Given the ominous implications for climate change of reduced ice cover, Canadian Ice Service chief of applied science, Leah Braithwaite,
wanted to hold a “strictly factual” technical briefing for the media to inform Canadians how the ice had disappeared from not only the Northwest Passage but many normally ice-choked parts of the Arctic.
Reports Findlay:
Documents obtained under an Access to Information request show that the approval process for the briefing implicated nine different levels of government, from the director of CIS to the environment minister. Even the communications folks at the Privy Council Office felt obliged to put their imprimatur on a communications plan that was weeks in the making.
Yet despite the herculean efforts of CIS scientists to inform Canadians on the state of Canada’s arctic ice, a briefing that was planned for months was eventually cancelled.
But, he says, this should surprise no one, since
the federal government’s obsession with message control is well known. In February, CBC News reported that tweets from Industry Canada are planned for weeks, scrutinized by dozens of public servants, revised by ministerial staff, and leadened by a (wait for it) 12-step protocol. (Emphasis added.)

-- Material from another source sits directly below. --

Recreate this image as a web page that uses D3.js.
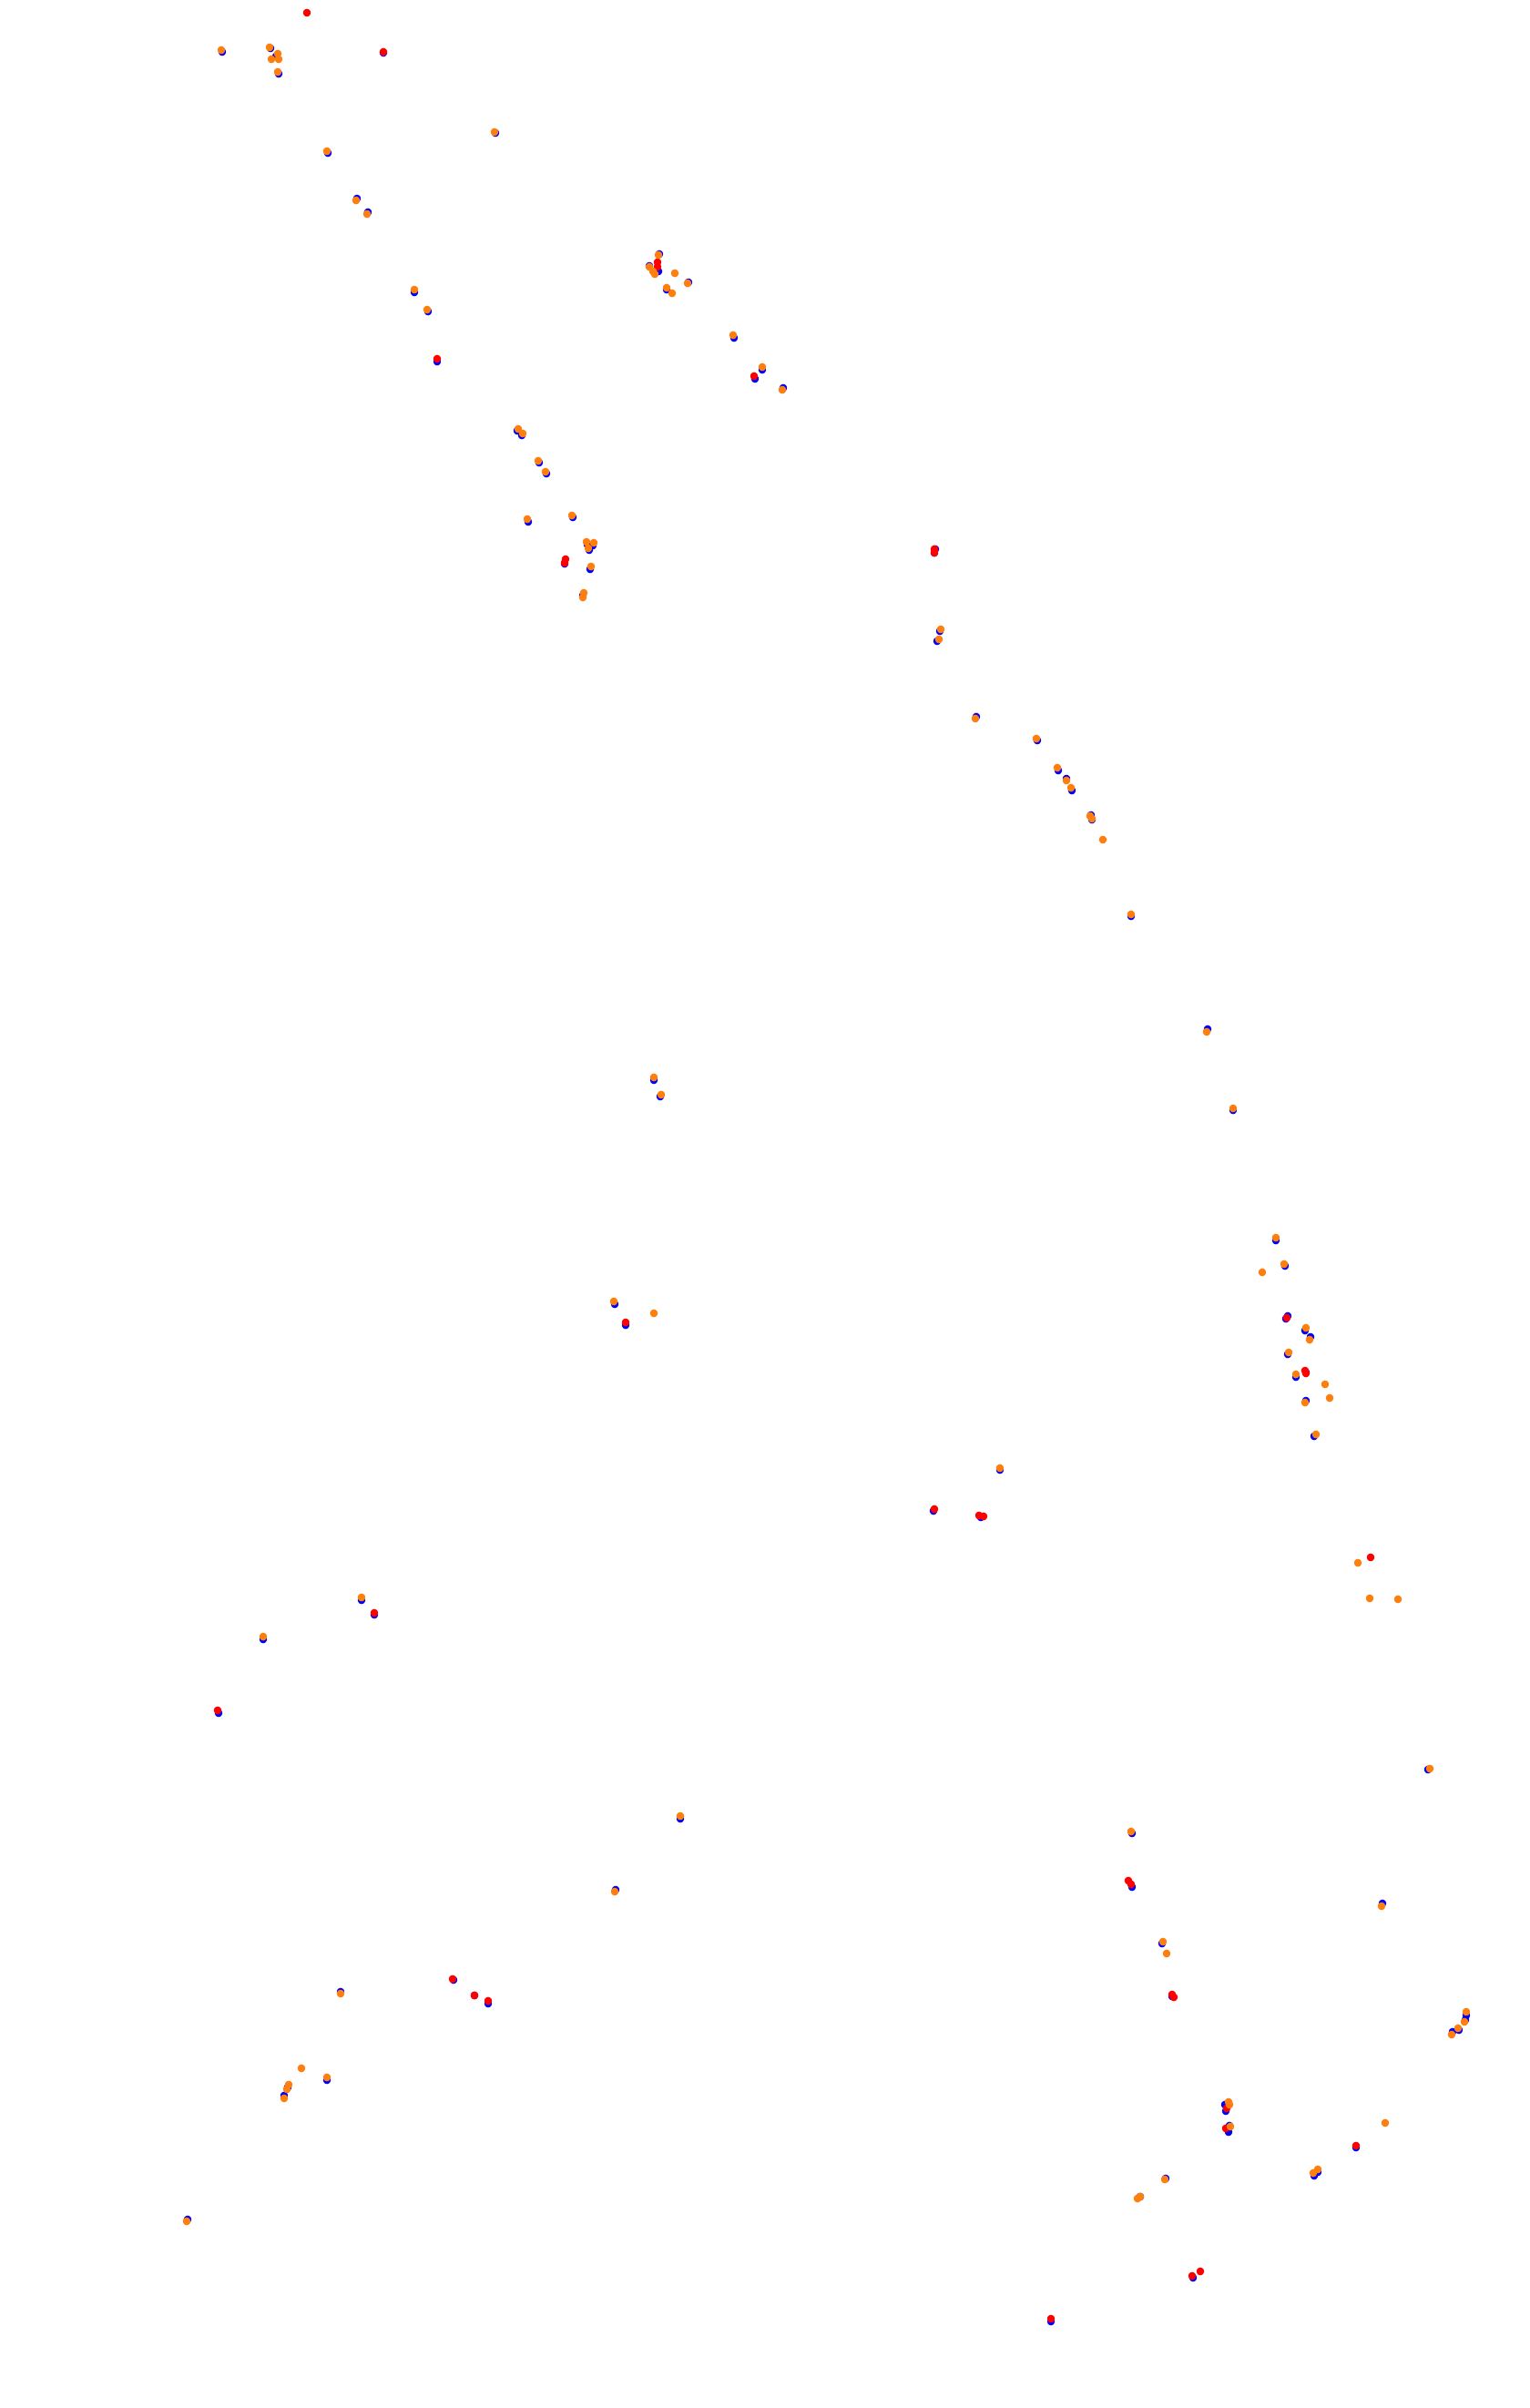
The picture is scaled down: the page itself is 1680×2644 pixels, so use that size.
<!DOCTYPE html>
<html>
<head>
<meta charset="utf-8">
<script src="https://cdn.jsdelivr.net/npm/d3@7"></script>
<style>
html,body{margin:0;padding:0;background:#fff;}
svg{display:block;}
</style>
</head>
<body>
<script>
// Data in plot units (x: 0–168, y: 0–264.4, y grows downward)
const seriesNames = ["blue", "red", "orange"];
const seriesColors = ["#0000ff", "#ff0000", "#ff7f0e"];

const bluePoints = [
[24.4,5.7],[29.7,5.3],[30.3,6.2],[30.6,8.1],[42.1,5.8],[54.4,14.6],[36.0,16.8],[39.2,21.8],[40.4,23.3],
[45.5,32.1],[47.0,34.2],[48.0,39.7],
[72.4,27.9],[71.3,29.2],[72.3,29.8],[75.6,31.0],[73.2,31.8],[80.6,37.1],[83.7,40.6],[82.9,41.6],[86.0,42.6],
[56.8,47.3],[57.3,47.8],[59.2,50.8],[60.0,52.0],[58.0,57.3],[62.9,56.8],[64.5,59.8],[65.1,59.9],[64.7,60.4],[62.0,61.9],[64.8,62.5],[64.0,65.4],
[102.7,60.3],[102.6,60.7],[103.2,69.3],[102.9,70.4],[107.2,78.7],[113.9,81.3],[116.2,84.6],[117.1,85.5],[117.7,86.8],[119.8,89.5],[119.9,90.0],[124.2,100.6],
[132.6,113.0],[135.4,121.9],[140.1,136.2],[141.1,139.0],[141.2,144.8],[141.4,144.5],[143.3,146.1],[143.9,146.8],[141.4,148.7],[143.4,150.7],[142.3,151.2],[143.4,153.8],[144.3,157.7],
[71.8,118.6],[72.5,120.4],[67.5,143.2],[68.7,145.5],[109.8,161.4],[102.5,165.9],[107.7,166.6],
[156.8,194.3],[151.8,209.0],
[39.7,175.7],[41.1,177.3],[28.9,180.0],[24.0,188.1],[74.7,199.7],[67.6,207.5],
[49.8,217.4],[37.4,218.7],[52.1,219.1],[53.6,220.0],[35.9,228.4],[31.6,229.2],[31.2,230.1],[20.6,243.7],
[124.3,201.3],[124.3,207.2],[127.6,213.4],[128.7,219.2],[161.0,221.3],[160.9,221.8],[160.2,222.9],[159.5,223.1],
[134.6,231.8],[134.5,231.1],[135.0,233.4],[134.9,234.1],[148.9,235.8],[144.7,238.5],[144.3,238.9],[128.0,239.2],[125.2,241.2],[131.0,250.1],[115.4,254.9]
];

const redPoints = [
[33.7,1.4],[42.1,5.7],[48.0,39.4],[72.2,28.8],[72.2,29.3],[82.8,41.3],[62.1,61.4],[62.0,61.8],
[102.6,60.3],[102.6,60.7],[141.3,144.7],[143.3,150.5],[143.4,150.8],[150.5,171.0],
[68.7,145.2],[102.6,165.7],[107.5,166.4],[108.0,166.5],
[41.1,177.1],[23.9,187.8],[49.7,217.3],[52.1,219.1],[53.6,219.7],
[123.9,206.5],[124.2,206.9],[128.7,219.0],[128.9,219.3],
[134.7,231.5],[134.6,233.7],[148.9,235.6],[131.8,249.4],[130.9,249.9],[115.4,254.6]
];

const orangePoints = [
[24.3,5.5],[29.6,5.2],[30.5,5.9],[29.8,6.5],[30.6,6.5],[30.5,7.9],[54.3,14.5],[35.9,16.6],[39.1,22.0],[40.3,23.5],[45.5,31.8],[46.9,34.0],
[72.3,28.0],[71.3,29.3],[71.7,29.8],[71.9,30.1],[74.1,30.0],[75.5,31.1],[73.2,31.6],[73.8,32.2],[80.5,36.8],[83.7,40.3],[85.9,42.8],
[56.9,47.1],[57.4,47.6],[59.1,50.6],[59.9,51.8],[57.9,57.0],[62.8,56.6],[64.4,59.5],[65.2,59.6],[64.6,60.2],[64.9,62.2],[64.1,65.1],[64.0,65.6],
[103.3,69.1],[103.1,70.2],[107.1,78.9],[113.8,81.1],[116.1,84.3],[117.1,85.7],[117.6,86.5],[119.7,89.6],[119.9,89.9],[121.1,92.2],[124.2,100.4],
[132.5,113.3],[135.4,121.7],[140.1,135.9],[141.0,138.8],[138.6,139.7],[143.4,145.8],[143.8,147.1],[141.5,148.5],[142.3,150.9],[145.5,152.0],[146.0,153.5],[143.3,154.0],[144.5,157.5],
[71.8,118.3],[72.6,120.2],[67.4,142.9],[71.8,144.2],[109.8,161.2],
[149.1,171.6],[150.4,175.5],[153.5,175.6],[157.0,194.2],[151.7,209.3],
[39.7,175.4],[28.9,179.7],[74.7,199.4],[67.5,207.7],
[37.4,218.9],[33.1,227.1],[35.9,228.1],[31.7,228.9],[31.5,229.4],[31.2,230.4],[20.5,243.9],
[124.2,201.1],[127.7,213.2],[128.1,214.5],[161.0,220.9],[160.8,222.0],[160.1,222.7],[159.4,223.4],
[134.9,230.8],[135.0,231.1],[135.1,233.5],[152.1,233.1],[144.7,238.2],[144.2,238.6],[127.9,239.3],[124.9,241.4],[125.2,241.2]
];

const width = 1680, height = 2644;
const x = d3.scaleLinear().domain([0, 168]).range([0, width]);
const y = d3.scaleLinear().domain([0, 264.4]).range([0, height]);
const color = d3.scaleOrdinal().domain(seriesNames).range(seriesColors);

const svg = d3.select("body").append("svg")
  .attr("width", width).attr("height", height)
  .style("background", "#fff");

const allSeries = [
  {name: "blue", points: bluePoints},
  {name: "red", points: redPoints},
  {name: "orange", points: orangePoints}
];

svg.selectAll("g.series")
  .data(allSeries)
  .join("g")
  .attr("class", "series")
  .attr("fill", d => color(d.name))
  .selectAll("circle")
  .data(d => d.points)
  .join("circle")
  .attr("cx", d => x(d[0]))
  .attr("cy", d => y(d[1]))
  .attr("r", 4.2);
</script>
</body>
</html>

Findlay laments the waste of taxpayer money expended in the suppression of publicly-funded research and information, but addresses the heart of the issue this way:
But the real costs of Orwellian message control are far greater. An uninformed public, which — as Thomas Jefferson noted — is the scourge of democracy. A federal public service whose motivation, creativity and productivity is being steadily eroded by the signal failure of politicians and political mandarins to treat public servants — scientists, managers and senior administrators alike — like responsible professionals, fully capable of making decisions about things like technical briefings.
It would appear that in Harperland, (public) ignorance is bliss.